# WHAT YOU NEED TO DO
Copy out the material below in full, but not its images.

--- begin ---

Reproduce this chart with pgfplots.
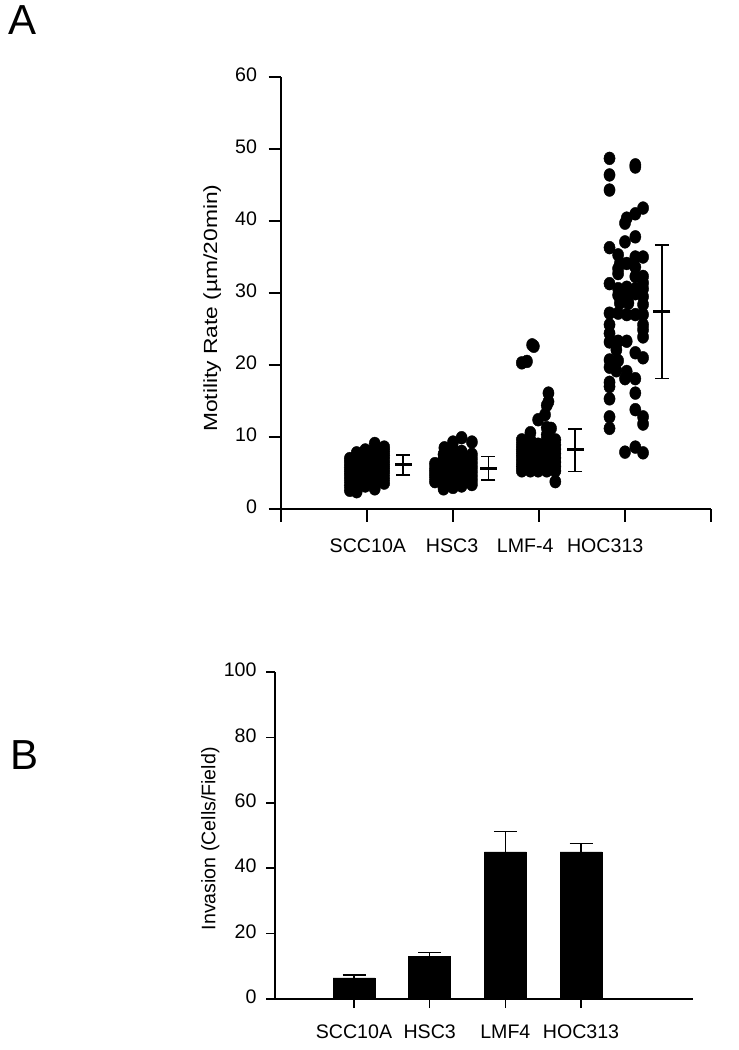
\documentclass[border=0pt]{standalone}
\usepackage{fontspec}
\setmainfont{Liberation Sans}
\usepackage{pgfplots}
\pgfplotsset{compat=1.18}
\begin{document}
\begin{tikzpicture}
\path[use as bounding box] (0,0) rectangle (739pt,-1050pt);
\node[anchor=north west, inner sep=0pt, font=\fontsize{42}{46}\selectfont] at (8pt,-5pt) {A};
\node[anchor=north west, inner sep=0pt, font=\fontsize{42}{46}\selectfont] at (10pt,-740pt) {B};
% ---------------- Panel A ----------------
\begin{axis}[
  at={(281pt,-509pt)}, anchor=south west,
  scale only axis, width=430pt, height=432pt,
  xmin=0, xmax=5, ymin=0, ymax=60,
  axis lines*=left,
  axis line style={line width=1.6pt},
  tick align=outside,
  tick style={line width=1.6pt, black},
  major tick length=12.5pt,
  xtick={0,1,2,3,4,5}, xticklabels={},
  ytick={0,10,20,30,40,50,60},
  /pgf/number format/assume math mode=true,
  typeset ticklabels with strut,
  tick label style={font=\fontsize{19.6}{23}\selectfont},
  yticklabel style={xshift=-8pt},
  extra x ticks={1.01,1.99,2.84,3.77},
  extra x tick labels={SCC10A,HSC3,LMF-4,HOC313},
  extra x tick style={major tick length=0pt, tick label style={yshift=-24pt}},
  ylabel={\scalebox{1.2}[1]{Motility Rate (µm/20min)}},
  ylabel style={font=\fontsize{19}{22}\selectfont, at={(axis description cs:-0.16,0.465)}, anchor=center},
  clip=false,
]
\addplot[only marks, mark=*, mark size=5.6pt, mark options={fill=black, draw=black, yscale=1.15}] table {
x y
0.80 2.6
0.80 3.3
0.80 4.0
0.80 4.6
0.80 5.2
0.80 5.8
0.80 6.4
0.80 7.0
0.88 2.4
0.88 3.0
0.88 3.7
0.88 4.4
0.88 5.0
0.88 5.6
0.88 6.2
0.88 6.8
0.88 7.4
0.88 7.8
0.98 3.2
0.98 3.9
0.98 4.6
0.98 5.2
0.98 5.8
0.98 6.4
0.98 7.0
0.98 7.6
0.98 8.2
1.09 2.8
1.09 3.5
1.09 4.2
1.09 4.8
1.09 5.4
1.09 6.0
1.09 6.6
1.09 7.2
1.09 7.8
1.09 8.4
1.09 9.1
1.20 3.6
1.20 4.3
1.20 5.0
1.20 5.6
1.20 6.2
1.20 6.8
1.20 7.4
1.20 8.0
1.20 8.6
};
\addplot[only marks, mark=*, mark size=5.6pt, mark options={fill=black, draw=black, yscale=1.15}] table {
x y
1.79 3.8
1.79 4.4
1.79 5.0
1.79 5.6
1.79 6.3
1.89 2.8
1.89 3.4
1.89 4.0
1.89 4.6
1.89 5.2
1.89 5.8
1.89 6.4
1.89 7.0
1.89 7.6
1.90 8.5
2.00 3.0
2.00 3.6
2.00 4.2
2.00 4.8
2.00 5.4
2.00 6.0
2.00 6.6
2.00 7.2
2.00 7.8
2.00 8.4
2.00 9.3
2.10 3.2
2.10 3.8
2.10 4.4
2.10 5.0
2.10 5.6
2.10 6.2
2.10 6.8
2.10 7.4
2.10 8.0
2.10 9.9
2.22 3.4
2.22 4.0
2.22 4.6
2.22 5.2
2.22 5.8
2.22 6.4
2.22 7.0
2.22 7.6
2.22 9.3
};
\addplot[only marks, mark=*, mark size=5.6pt, mark options={fill=black, draw=black, yscale=1.15}] table {
x y
2.80 5.3
2.80 5.9
2.80 6.5
2.80 7.1
2.80 7.7
2.80 8.3
2.80 8.9
2.80 9.6
2.90 5.3
2.90 5.9
2.90 6.5
2.90 7.1
2.90 7.7
2.90 8.3
2.90 8.9
2.90 9.6
2.90 10.6
2.99 5.3
2.99 5.9
2.99 6.5
2.99 7.1
2.99 7.7
2.99 8.3
2.99 9.0
2.99 12.4
3.09 5.3
3.09 5.9
3.09 6.5
3.09 7.1
3.09 7.7
3.09 8.3
3.09 8.9
3.09 9.6
3.09 10.3
3.09 11.3
3.07 13.1
3.09 14.4
3.19 3.8
3.19 5.3
3.19 5.9
3.19 6.5
3.19 7.1
3.19 7.7
3.19 8.3
3.19 8.9
3.19 9.6
3.14 11.2
2.80 20.3
2.86 20.5
2.92 22.8
2.94 22.6
3.11 16.1
3.11 14.9
};
\addplot[only marks, mark=*, mark size=5.6pt, mark options={fill=black, draw=black, yscale=1.15}] table {
x y
3.82 48.7
4.12 47.5
4.12 47.8
3.82 46.4
3.82 44.3
4.21 41.8
4.12 41.0
4.02 40.4
4.00 39.7
4.12 37.8
4.00 37.1
3.82 36.3
3.92 35.3
4.12 35.0
4.21 35.0
3.94 34.1
4.02 34.1
3.92 33.4
4.12 33.6
3.92 32.7
3.82 31.3
4.12 32.3
4.21 32.3
4.21 31.4
3.92 30.6
4.02 30.8
4.12 30.6
4.21 30.6
3.92 29.7
4.02 29.7
4.12 29.9
4.21 29.5
3.94 28.6
4.04 28.6
4.21 28.4
3.82 27.2
3.92 27.2
4.02 27.0
4.12 27.0
4.21 27.0
3.82 25.6
4.21 25.6
4.21 24.9
4.21 23.9
3.82 24.4
3.82 23.2
3.92 23.3
4.02 23.3
3.90 22.1
4.12 21.7
4.21 21.0
3.82 20.7
3.92 20.6
3.82 19.7
3.90 19.2
4.02 19.1
4.00 18.1
4.12 18.1
3.82 17.6
3.82 17.0
3.82 15.3
4.12 16.1
4.12 13.8
4.21 12.8
4.21 11.8
3.82 12.8
3.82 11.2
4.00 7.9
4.12 8.6
4.21 7.8
};
% mean +- SD
\addplot[only marks, line width=3pt, mark=-, mark size=8.5pt, mark options={black, line width=3pt},
  error bars/.cd, y dir=both, y explicit,
  error bar style={line width=1.5pt, black},
  error mark options={rotate=90, mark size=7pt, line width=1.5pt, black}]
  table[x=x, y=y, y error plus=ep, y error minus=em] {
x y ep em
1.42 6.2 1.3 1.5
2.41 5.65 1.65 1.65
3.42 8.2 2.9 3.0
4.43 27.5 9.2 9.4
};
\end{axis}
% ---------------- Panel B ----------------
\begin{axis}[
  at={(275pt,-999pt)}, anchor=south west,
  scale only axis, width=418pt, height=327pt,
  xmin=-0.044, xmax=5.48, ymin=0, ymax=100,
  axis lines*=left,
  axis line style={line width=1.6pt},
  tick align=outside,
  tick style={line width=1.6pt, black},
  major tick length=9pt,
  xtick={1,2,3,4},
  xticklabels={SCC10A,HSC3,LMF4,HOC313},
  ytick={0,20,40,60,80,100},
  /pgf/number format/assume math mode=true,
  typeset ticklabels with strut,
  tick label style={font=\fontsize{19.6}{23}\selectfont},
  yticklabel style={xshift=-6pt},
  xticklabel style={yshift=-11pt},
  ylabel={Invasion (Cells/Field)},
  ylabel style={font=\fontsize{19.6}{22}\selectfont, at={(axis description cs:-0.155,0.49)}, anchor=center},
  clip=false,
]
\addplot[ybar, bar width=42pt, fill=black, draw=black,
  error bars/.cd, y dir=plus, y explicit,
  error bar style={line width=1.5pt, black},
  error mark options={rotate=90, mark size=11.5pt, line width=1.5pt, black}]
  table[x=x, y=y, y error plus=ep] {
x y ep
1 6.5 0.8
2 13.1 1.1
3 45.0 6.2
4 45.0 2.6
};
\end{axis}
\end{tikzpicture}
\end{document}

--- end ---

# RESPONSE TO THIS EXERCISE
Reproduce this chart with pgfplots.
\documentclass[border=0pt]{standalone}
\usepackage{fontspec}
\setmainfont{Liberation Sans}
\usepackage{pgfplots}
\pgfplotsset{compat=1.18}
\begin{document}
\begin{tikzpicture}
\path[use as bounding box] (0,0) rectangle (739pt,-1050pt);
\node[anchor=north west, inner sep=0pt, font=\fontsize{42}{46}\selectfont] at (8pt,-5pt) {A};
\node[anchor=north west, inner sep=0pt, font=\fontsize{42}{46}\selectfont] at (10pt,-740pt) {B};
% ---------------- Panel A ----------------
\begin{axis}[
  at={(281pt,-509pt)}, anchor=south west,
  scale only axis, width=430pt, height=432pt,
  xmin=0, xmax=5, ymin=0, ymax=60,
  axis lines*=left,
  axis line style={line width=1.6pt},
  tick align=outside,
  tick style={line width=1.6pt, black},
  major tick length=12.5pt,
  xtick={0,1,2,3,4,5}, xticklabels={},
  ytick={0,10,20,30,40,50,60},
  /pgf/number format/assume math mode=true,
  typeset ticklabels with strut,
  tick label style={font=\fontsize{19.6}{23}\selectfont},
  yticklabel style={xshift=-8pt},
  extra x ticks={1.01,1.99,2.84,3.77},
  extra x tick labels={SCC10A,HSC3,LMF-4,HOC313},
  extra x tick style={major tick length=0pt, tick label style={yshift=-24pt}},
  ylabel={\scalebox{1.2}[1]{Motility Rate (µm/20min)}},
  ylabel style={font=\fontsize{19}{22}\selectfont, at={(axis description cs:-0.16,0.465)}, anchor=center},
  clip=false,
]
\addplot[only marks, mark=*, mark size=5.6pt, mark options={fill=black, draw=black, yscale=1.15}] table {
x y
0.80 2.6
0.80 3.3
0.80 4.0
0.80 4.6
0.80 5.2
0.80 5.8
0.80 6.4
0.80 7.0
0.88 2.4
0.88 3.0
0.88 3.7
0.88 4.4
0.88 5.0
0.88 5.6
0.88 6.2
0.88 6.8
0.88 7.4
0.88 7.8
0.98 3.2
0.98 3.9
0.98 4.6
0.98 5.2
0.98 5.8
0.98 6.4
0.98 7.0
0.98 7.6
0.98 8.2
1.09 2.8
1.09 3.5
1.09 4.2
1.09 4.8
1.09 5.4
1.09 6.0
1.09 6.6
1.09 7.2
1.09 7.8
1.09 8.4
1.09 9.1
1.20 3.6
1.20 4.3
1.20 5.0
1.20 5.6
1.20 6.2
1.20 6.8
1.20 7.4
1.20 8.0
1.20 8.6
};
\addplot[only marks, mark=*, mark size=5.6pt, mark options={fill=black, draw=black, yscale=1.15}] table {
x y
1.79 3.8
1.79 4.4
1.79 5.0
1.79 5.6
1.79 6.3
1.89 2.8
1.89 3.4
1.89 4.0
1.89 4.6
1.89 5.2
1.89 5.8
1.89 6.4
1.89 7.0
1.89 7.6
1.90 8.5
2.00 3.0
2.00 3.6
2.00 4.2
2.00 4.8
2.00 5.4
2.00 6.0
2.00 6.6
2.00 7.2
2.00 7.8
2.00 8.4
2.00 9.3
2.10 3.2
2.10 3.8
2.10 4.4
2.10 5.0
2.10 5.6
2.10 6.2
2.10 6.8
2.10 7.4
2.10 8.0
2.10 9.9
2.22 3.4
2.22 4.0
2.22 4.6
2.22 5.2
2.22 5.8
2.22 6.4
2.22 7.0
2.22 7.6
2.22 9.3
};
\addplot[only marks, mark=*, mark size=5.6pt, mark options={fill=black, draw=black, yscale=1.15}] table {
x y
2.80 5.3
2.80 5.9
2.80 6.5
2.80 7.1
2.80 7.7
2.80 8.3
2.80 8.9
2.80 9.6
2.90 5.3
2.90 5.9
2.90 6.5
2.90 7.1
2.90 7.7
2.90 8.3
2.90 8.9
2.90 9.6
2.90 10.6
2.99 5.3
2.99 5.9
2.99 6.5
2.99 7.1
2.99 7.7
2.99 8.3
2.99 9.0
2.99 12.4
3.09 5.3
3.09 5.9
3.09 6.5
3.09 7.1
3.09 7.7
3.09 8.3
3.09 8.9
3.09 9.6
3.09 10.3
3.09 11.3
3.07 13.1
3.09 14.4
3.19 3.8
3.19 5.3
3.19 5.9
3.19 6.5
3.19 7.1
3.19 7.7
3.19 8.3
3.19 8.9
3.19 9.6
3.14 11.2
2.80 20.3
2.86 20.5
2.92 22.8
2.94 22.6
3.11 16.1
3.11 14.9
};
\addplot[only marks, mark=*, mark size=5.6pt, mark options={fill=black, draw=black, yscale=1.15}] table {
x y
3.82 48.7
4.12 47.5
4.12 47.8
3.82 46.4
3.82 44.3
4.21 41.8
4.12 41.0
4.02 40.4
4.00 39.7
4.12 37.8
4.00 37.1
3.82 36.3
3.92 35.3
4.12 35.0
4.21 35.0
3.94 34.1
4.02 34.1
3.92 33.4
4.12 33.6
3.92 32.7
3.82 31.3
4.12 32.3
4.21 32.3
4.21 31.4
3.92 30.6
4.02 30.8
4.12 30.6
4.21 30.6
3.92 29.7
4.02 29.7
4.12 29.9
4.21 29.5
3.94 28.6
4.04 28.6
4.21 28.4
3.82 27.2
3.92 27.2
4.02 27.0
4.12 27.0
4.21 27.0
3.82 25.6
4.21 25.6
4.21 24.9
4.21 23.9
3.82 24.4
3.82 23.2
3.92 23.3
4.02 23.3
3.90 22.1
4.12 21.7
4.21 21.0
3.82 20.7
3.92 20.6
3.82 19.7
3.90 19.2
4.02 19.1
4.00 18.1
4.12 18.1
3.82 17.6
3.82 17.0
3.82 15.3
4.12 16.1
4.12 13.8
4.21 12.8
4.21 11.8
3.82 12.8
3.82 11.2
4.00 7.9
4.12 8.6
4.21 7.8
};
% mean +- SD
\addplot[only marks, line width=3pt, mark=-, mark size=8.5pt, mark options={black, line width=3pt},
  error bars/.cd, y dir=both, y explicit,
  error bar style={line width=1.5pt, black},
  error mark options={rotate=90, mark size=7pt, line width=1.5pt, black}]
  table[x=x, y=y, y error plus=ep, y error minus=em] {
x y ep em
1.42 6.2 1.3 1.5
2.41 5.65 1.65 1.65
3.42 8.2 2.9 3.0
4.43 27.5 9.2 9.4
};
\end{axis}
% ---------------- Panel B ----------------
\begin{axis}[
  at={(275pt,-999pt)}, anchor=south west,
  scale only axis, width=418pt, height=327pt,
  xmin=-0.044, xmax=5.48, ymin=0, ymax=100,
  axis lines*=left,
  axis line style={line width=1.6pt},
  tick align=outside,
  tick style={line width=1.6pt, black},
  major tick length=9pt,
  xtick={1,2,3,4},
  xticklabels={SCC10A,HSC3,LMF4,HOC313},
  ytick={0,20,40,60,80,100},
  /pgf/number format/assume math mode=true,
  typeset ticklabels with strut,
  tick label style={font=\fontsize{19.6}{23}\selectfont},
  yticklabel style={xshift=-6pt},
  xticklabel style={yshift=-11pt},
  ylabel={Invasion (Cells/Field)},
  ylabel style={font=\fontsize{19.6}{22}\selectfont, at={(axis description cs:-0.155,0.49)}, anchor=center},
  clip=false,
]
\addplot[ybar, bar width=42pt, fill=black, draw=black,
  error bars/.cd, y dir=plus, y explicit,
  error bar style={line width=1.5pt, black},
  error mark options={rotate=90, mark size=11.5pt, line width=1.5pt, black}]
  table[x=x, y=y, y error plus=ep] {
x y ep
1 6.5 0.8
2 13.1 1.1
3 45.0 6.2
4 45.0 2.6
};
\end{axis}
\end{tikzpicture}
\end{document}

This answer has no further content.